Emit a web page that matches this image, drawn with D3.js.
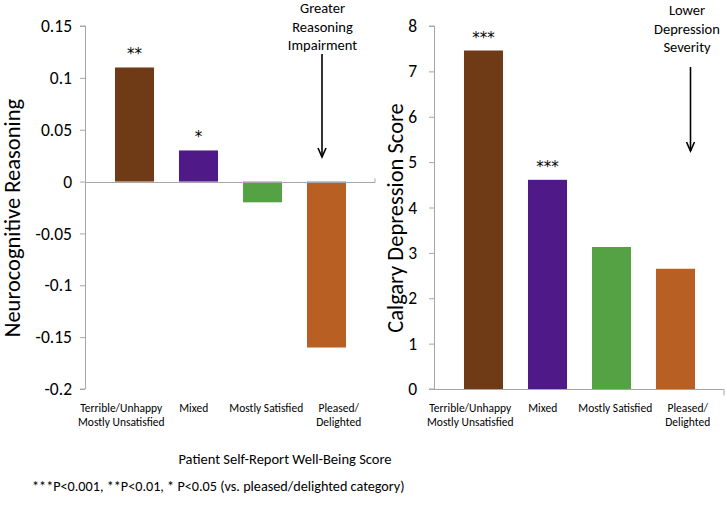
<!DOCTYPE html>
<html>
<head>
    <title>Well-being vs reasoning and depression</title>
    <script src="https://d3js.org/d3.v7.min.js"></script>
    <style>
        body { margin: 0; background: #fff; }
        text { font-family: Carlito, Lato, "Open Sans", sans-serif; fill: #000; }
    </style>
</head>
<body>
    <svg width="727" height="509"></svg>
    <script>
        // data
        const categories = ["Terrible/Unhappy|Mostly Unsatisfied", "Mixed", "Mostly Satisfied", "Pleased/|Delighted"];
        const barColors = ["#6e3b16", "#4f1a87", "#55a244", "#b85f23"];
        const reasoning = [0.11, 0.03, -0.02, -0.16];
        const reasoningStars = ["**", "*", "", ""];
        const depression = [7.46, 4.61, 3.13, 2.65];
        const depressionStars = ["***", "***", "", ""];
        const reasoningTicks = [0.15, 0.1, 0.05, 0, -0.05, -0.1, -0.15, -0.2];
        const depressionTicks = [0, 1, 2, 3, 4, 5, 6, 7, 8];

        const svg = d3.select("svg");
        const axisGrey = "#a6a6a6";
        const plotTop = 26, plotBottom = 389;

        function arrow(g, x, y1, y2) {
            g.append("line").attr("x1", x).attr("x2", x).attr("y1", y1).attr("y2", y2)
                .attr("stroke", "#000").attr("stroke-width", 1.6);
            g.append("path").attr("d", `M${x - 4},${y2 - 9}L${x},${y2}L${x + 4},${y2 - 9}`)
                .attr("fill", "none").attr("stroke", "#000").attr("stroke-width", 1.6);
        }

        function panel(opts) {
            const g = svg.append("g");
            const y = d3.scaleLinear().domain(opts.domain).range([plotBottom, plotTop]);
            const xLab = d3.scaleBand().domain(categories).range([opts.x0, opts.x1]);
            const xBar = d3.scaleBand().domain(categories).range([opts.x0 + 17.5, opts.x1 - 16.5])
                .paddingInner(0.39).paddingOuter(0.195);

            // y axis
            const yAxis = g.append("g").attr("transform", `translate(${opts.x0},0)`)
                .call(d3.axisLeft(y).tickValues(opts.ticks).tickSize(5).tickPadding(opts.pad)
                    .tickFormat(d => String(+d.toFixed(2))));
            yAxis.selectAll("path, line").attr("stroke", axisGrey);
            yAxis.select(".domain").attr("d", `M-5,${plotBottom}H0.5V${plotTop}H-5`);
            yAxis.selectAll("text").style("font-size", "17.5px").attr("fill", "#000");
            yAxis.attr("font-family", null);

            // bars
            g.selectAll(".bar").data(opts.values).join("rect")
                .attr("class", "bar")
                .attr("x", (d, i) => xBar(categories[i]))
                .attr("width", xBar.bandwidth())
                .attr("y", d => y(Math.max(0, d)))
                .attr("height", d => Math.abs(y(d) - y(0)))
                .attr("fill", (d, i) => barColors[i]);

            // category axis line
            const y0 = Math.round(y(0)) + 0.5;
            g.append("path")
                .attr("d", `M${opts.x0},${y0}H${opts.x1}V${y0 + opts.endTick}`)
                .attr("fill", "none").attr("stroke", axisGrey);

            // significance stars
            g.selectAll(".star").data(opts.values).join("text")
                .attr("class", "star")
                .attr("x", (d, i) => xBar(categories[i]) + xBar.bandwidth() / 2)
                .attr("y", d => y(d) - 8)
                .attr("text-anchor", "middle")
                .style("font-family", "'DejaVu Sans', sans-serif")
                .style("font-size", "15px")
                .text((d, i) => opts.stars[i]);

            // category labels
            const labs = g.selectAll(".cat").data(categories).join("text")
                .attr("class", "cat")
                .attr("text-anchor", "middle")
                .style("font-size", "11.5px");
            labs.selectAll("tspan").data(d => d.split("|").map(s => ({ s, c: d }))).join("tspan")
                .attr("x", d => xLab(d.c) + xLab.bandwidth() / 2)
                .attr("y", (d, i) => 412 + i * 13.5)
                .text(d => d.s);

            // y title
            g.append("text")
                .attr("transform", `translate(${opts.titleX},218) rotate(-90)`)
                .attr("text-anchor", "middle")
                .style("font-size", "22.5px")
                .text(opts.title);

            // note with arrow
            const n = g.append("text").attr("text-anchor", "middle").style("font-size", "14.5px");
            n.selectAll("tspan").data(opts.note).join("tspan")
                .attr("x", opts.noteX).attr("y", (d, i) => opts.noteY + i * 18.5).text(d => d);
            arrow(g, opts.arrowX, opts.arrowY[0], opts.arrowY[1]);
        }

        panel({
            domain: [-0.2, 0.15], ticks: reasoningTicks, values: reasoning, stars: reasoningStars,
            x0: 85, x1: 375, pad: 8, endTick: -4,
            title: "Neurocognitive Reasoning", titleX: 20,
            note: ["Greater", "Reasoning", "Impairment"], noteX: 322.5, noteY: 13,
            arrowX: 322, arrowY: [54, 157]
        });

        panel({
            domain: [0, 8], ticks: depressionTicks, values: depression, stars: depressionStars,
            x0: 434, x1: 724, pad: 12, endTick: 6,
            title: "Calgary Depression Score", titleX: 403,
            note: ["Lower", "Depression", "Severity"], noteX: 687, noteY: 15,
            arrowX: 690.5, arrowY: [67, 151]
        });

        svg.append("text")
            .attr("x", 285).attr("y", 464)
            .attr("text-anchor", "middle")
            .style("font-size", "14.5px")
            .text("Patient Self-Report Well-Being Score");

        svg.append("text")
            .attr("x", 32).attr("y", 491)
            .style("font-size", "14.2px")
            .text("***P<0.001, **P<0.01, * P<0.05 (vs. pleased/delighted category)");
    </script>
</body>
</html>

※ ※ ※

Aim of the task: Exactly restate the lines from the beginning of the data through the line with "4, 5, 6, 7, 8];", and no others, keeping pictures out.

Completed task:
Emit a web page that matches this image, drawn with D3.js.
<!DOCTYPE html>
<html>
<head>
    <title>Well-being vs reasoning and depression</title>
    <script src="https://d3js.org/d3.v7.min.js"></script>
    <style>
        body { margin: 0; background: #fff; }
        text { font-family: Carlito, Lato, "Open Sans", sans-serif; fill: #000; }
    </style>
</head>
<body>
    <svg width="727" height="509"></svg>
    <script>
        // data
        const categories = ["Terrible/Unhappy|Mostly Unsatisfied", "Mixed", "Mostly Satisfied", "Pleased/|Delighted"];
        const barColors = ["#6e3b16", "#4f1a87", "#55a244", "#b85f23"];
        const reasoning = [0.11, 0.03, -0.02, -0.16];
        const reasoningStars = ["**", "*", "", ""];
        const depression = [7.46, 4.61, 3.13, 2.65];
        const depressionStars = ["***", "***", "", ""];
        const reasoningTicks = [0.15, 0.1, 0.05, 0, -0.05, -0.1, -0.15, -0.2];
        const depressionTicks = [0, 1, 2, 3, 4, 5, 6, 7, 8];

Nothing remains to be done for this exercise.